As well as managing environmental risks effectively, and contributing positively to the environment, he says timberland is a good long-term investment. “Timber and timber products are a fundamental need to society,” he says. “This is a core and real characteristic of the feature of these assets, and wood products also happen to have significant negative carbon intensity to them. The forests themselves have a special role in carbon sequestration.
“Capital started to flow into natural capital investments from the institutions in the last four to five years. But the time to do it is to get into the market reasonably early to reap best benefits from the investment.”
For this reason, Whiteley is disappointed that potential investors like Australia’s cash-rich superannuation funds, which are interested in nature-based solutions to climate change, are restricted from investing in a new sector like natural capital. He says Australia’s prudential regulations require superannuation funds to benchmark their performance every year.
“The regulations remove the freedom of a very important source of capital for achieving its goal to be a meaningful player on a global stage,” Whiteley says. “It is a pity as Australia wants to be a leader in investing in the environment and it wants to be leaning into this topic and to be recognised as an important player in natural assets.”

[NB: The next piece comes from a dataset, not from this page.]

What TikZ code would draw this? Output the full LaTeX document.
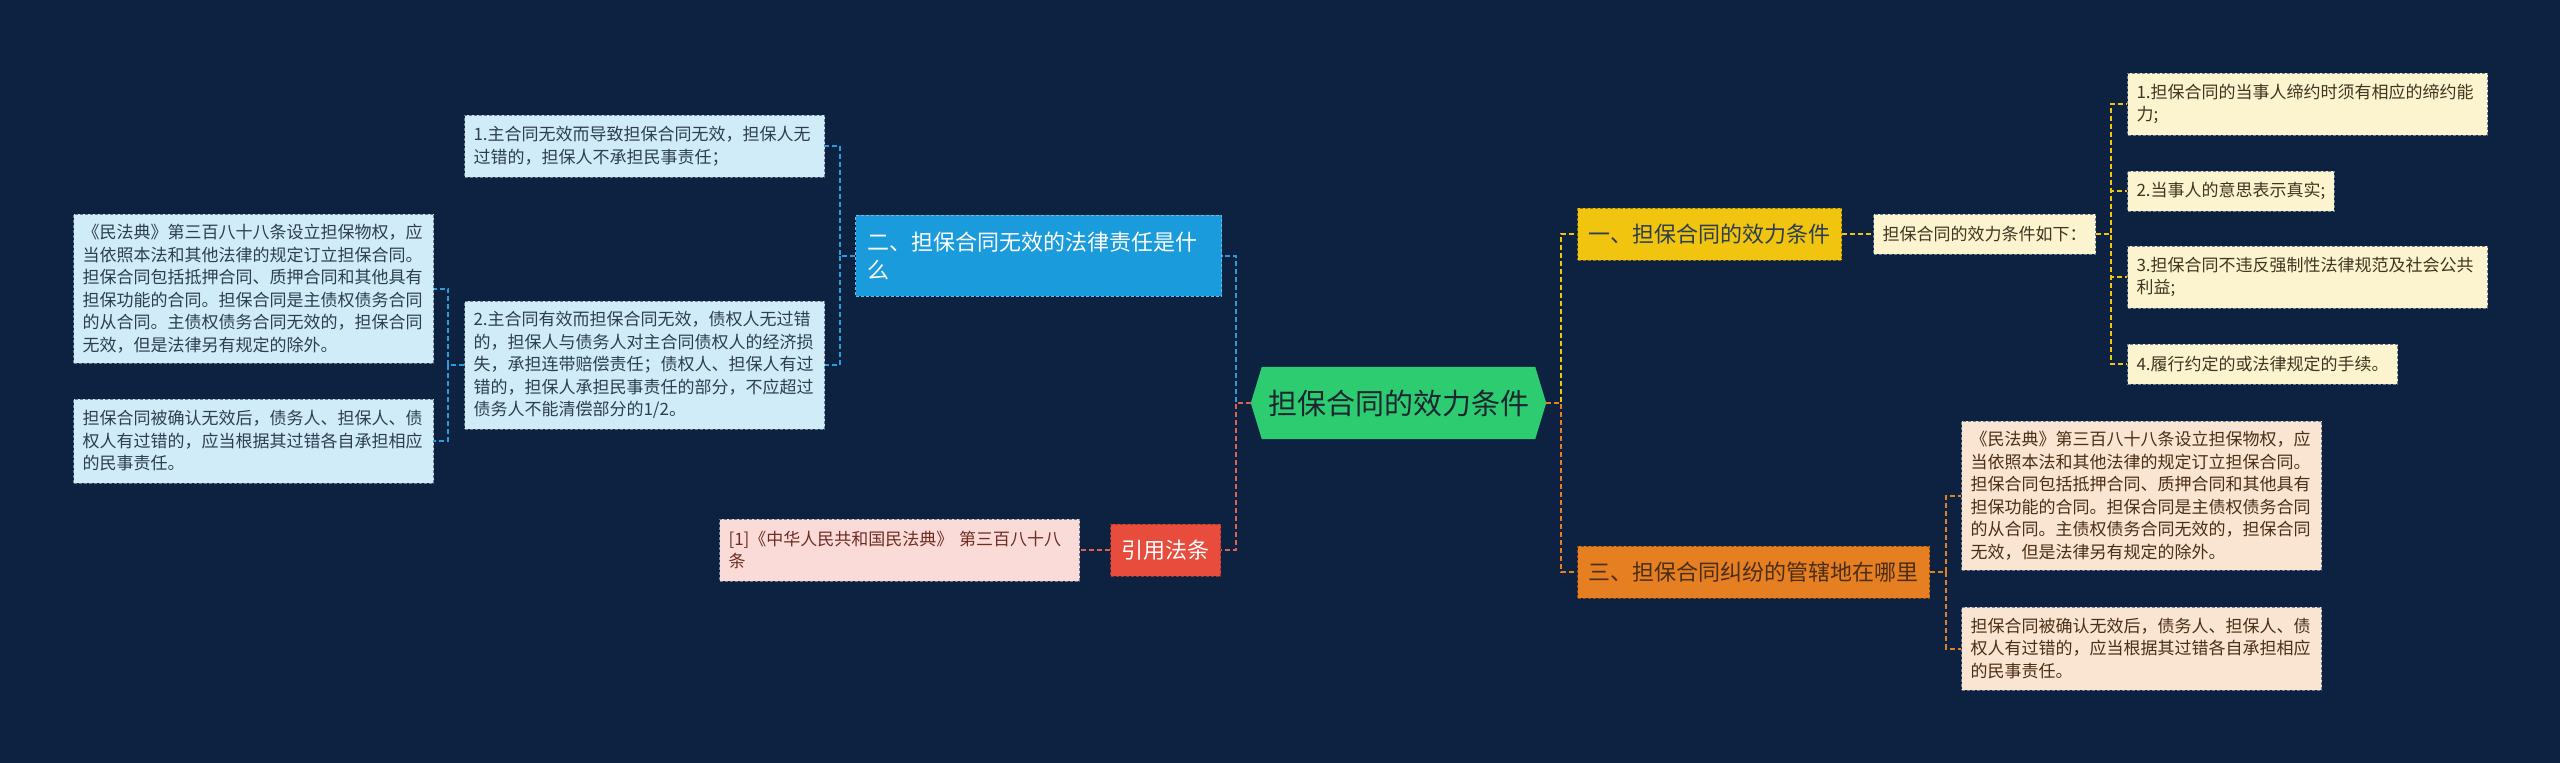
\documentclass[tikz,border=0pt]{standalone}
\usepackage{fontspec}
\setmainfont{Noto Sans CJK SC}
\usetikzlibrary{calc}
\pgfdeclarelayer{back}
\pgfdeclarelayer{bg}
\pgfsetlayers{back,bg,main}
\definecolor{bgc}{HTML}{0D2240}
\definecolor{rootg}{HTML}{2ECC71}
\definecolor{roott}{HTML}{1B2631}
\definecolor{blueb}{HTML}{1A9BDC}
\definecolor{bluel}{HTML}{D1ECF9}
\definecolor{bluet}{HTML}{2C3E50}
\definecolor{bluec}{HTML}{2D9CDB}
\definecolor{redb}{HTML}{E74C3C}
\definecolor{redl}{HTML}{FADBD8}
\definecolor{redt}{HTML}{6E2C22}
\definecolor{redc}{HTML}{E0604F}
\definecolor{yelb}{HTML}{F1C40F}
\definecolor{yell}{HTML}{FCF3CF}
\definecolor{yelt}{HTML}{3E3620}
\definecolor{orab}{HTML}{E67E22}
\definecolor{oral}{HTML}{FAE5D3}
\definecolor{orat}{HTML}{4A2E16}
\definecolor{bordg}{HTML}{6F7F8F}
\begin{document}
\begin{tikzpicture}[x=1pt,y=-1pt,
  conn/.style={line width=2pt, dash pattern=on 5pt off 3pt},
  box/.style={rectangle, anchor=west, inner ysep=3pt, line width=1pt, dash pattern=on 3pt off 2pt},
  leaf/.style={box, inner xsep=9pt, font=\fontsize{17pt}{22.5pt}\selectfont},
  wrap/.style={text width=342pt, align=left},
  lblue/.style={leaf, fill=bluel, draw=bordg, text=bluet},
  lred/.style={leaf, fill=redl, draw=bordg, text=redt},
  lyel/.style={leaf, fill=yell, draw=bordg, text=yelt},
  lora/.style={leaf, fill=oral, draw=bordg, text=orat},
  branch/.style={box, inner xsep=11pt, minimum height=52pt, font=\fontsize{22pt}{28pt}\selectfont},
]
\begin{pgfonlayer}{back}
\fill[bgc] (0,0) rectangle (2560,763);
\end{pgfonlayer}
\useasboundingbox (0,0) rectangle (2560,763);

% root
\node (root) [rectangle, minimum width=295pt, minimum height=72pt, inner sep=0pt, text=roott,
  font=\fontsize{29pt}{34pt}\selectfont] at (1398.5,403) {担保合同的效力条件};
\begin{pgfonlayer}{bg}
\fill[rootg] (root.west) -- ([xshift=11pt]root.north west) -- ([xshift=-11pt]root.north east)
  -- (root.east) -- ([xshift=-11pt]root.south east) -- ([xshift=11pt]root.south west) -- cycle;
\end{pgfonlayer}

% left branch two
\node (b2) [branch, fill=blueb, draw=bluec!70!white, text=white, text width=343pt, align=left,
  inner xsep=11.5pt, minimum height=81pt] at (855,255.5) {二、担保合同无效的法律责任是什\\么};
\node (a1) [lblue, wrap, minimum height=62pt] at (464,146)
  {1.主合同无效而导致担保合同无效，担保人无\\过错的，担保人不承担民事责任；};
\node (a2) [lblue, wrap, minimum height=128pt] at (464,365)
  {2.主合同有效而担保合同无效，债权人无过错\\的，担保人与债务人对主合同债权人的经济损\\失，承担连带赔偿责任；债权人、担保人有过\\错的，担保人承担民事责任的部分，不应超过\\债务人不能清偿部分的1/2。};
\node (l1) [lblue, wrap, minimum height=149pt] at (73,288.5)
  {《民法典》第三百八十八条设立担保物权，应\\当依照本法和其他法律的规定订立担保合同。\\担保合同包括抵押合同、质押合同和其他具有\\担保功能的合同。担保合同是主债权债务合同\\的从合同。主债权债务合同无效的，担保合同\\无效，但是法律另有规定的除外。};
\node (l2) [lblue, wrap, minimum height=84pt] at (73,441)
  {担保合同被确认无效后，债务人、担保人、债\\权人有过错的，应当根据其过错各自承担相应\\的民事责任。};

% reference branch
\node (ref) [branch, fill=redb, draw=redb!70!black, text=white] at (1110,550) {引用法条};
\node (r1) [lred, wrap, minimum height=62pt] at (719,550)
  {[1]《中华人民共和国民法典》 第三百八十八\\条};

% right branch one
\node (b1) [branch, fill=yelb, draw=yelb!60!black, text=bluet] at (1577,234) {一、担保合同的效力条件};
\node (k) [lyel, minimum height=40pt] at (1873,234) {担保合同的效力条件如下：};
\node (c1) [lyel, wrap, minimum height=62pt] at (2127,104)
  {1.担保合同的当事人缔约时须有相应的缔约能\\力;};
\node (c2) [lyel, minimum height=40pt] at (2127,191) {2.当事人的意思表示真实;};
\node (c3) [lyel, wrap, minimum height=62pt] at (2127,277)
  {3.担保合同不违反强制性法律规范及社会公共\\利益;};
\node (c4) [lyel, minimum height=40pt] at (2127,364) {4.履行约定的或法律规定的手续。};

% right branch three
\node (b3) [branch, fill=orab, draw=orab!60!black, text=orat] at (1577,572) {三、担保合同纠纷的管辖地在哪里};
\node (d1) [lora, wrap, minimum height=149pt] at (1961,495.5)
  {《民法典》第三百八十八条设立担保物权，应\\当依照本法和其他法律的规定订立担保合同。\\担保合同包括抵押合同、质押合同和其他具有\\担保功能的合同。担保合同是主债权债务合同\\的从合同。主债权债务合同无效的，担保合同\\无效，但是法律另有规定的除外。};
\node (d2) [lora, wrap, minimum height=83pt] at (1961,648.5)
  {担保合同被确认无效后，债务人、担保人、债\\权人有过错的，应当根据其过错各自承担相应\\的民事责任。};

% connectors
\draw[conn, bluec] (root.west) -- ++(-15,0) |- (b2.east);
\draw[conn, bluec] (b2.west) -- ++(-15.5,0) |- (a1.east);
\draw[conn, bluec] (b2.west) -- ++(-15.5,0) |- (a2.east);
\draw[conn, bluec] (a2.west) -- ++(-16,0) |- (l1.east);
\draw[conn, bluec] (a2.west) -- ++(-16,0) |- (l2.east);
\draw[conn, redc] (root.west) -- ++(-15,0) |- (ref.east);
\draw[conn, redc] (ref.west) -- (r1.east);
\draw[conn, yelb] (root.east) -- ++(15,0) |- (b1.west);
\draw[conn, yelb] (b1.east) -- (k.west);
\foreach \c in {c1,c2,c3,c4}
  \draw[conn, yelb] (k.east) -- ++(15,0) |- (\c.west);
\draw[conn, orab] (root.east) -- ++(15,0) |- (b3.west);
\draw[conn, orab] (b3.east) -- ++(16,0) |- (d1.west);
\draw[conn, orab] (b3.east) -- ++(16,0) |- (d2.west);
\end{tikzpicture}
\end{document}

Stafford has seen active deployment into natural capital markets from UK investors. Parts of Europe are also allocating to natural capital, while another country that has become an increasingly important source of capital is Japan.
Whiteley says that the primary concern of US investors is the financial return. “The GP community in the US reflects a much more established business there than other countries,” he says. “Timberland investment strategies originally developed from North America where institutional investors have long bought assets from fully integrated timberland organisations.”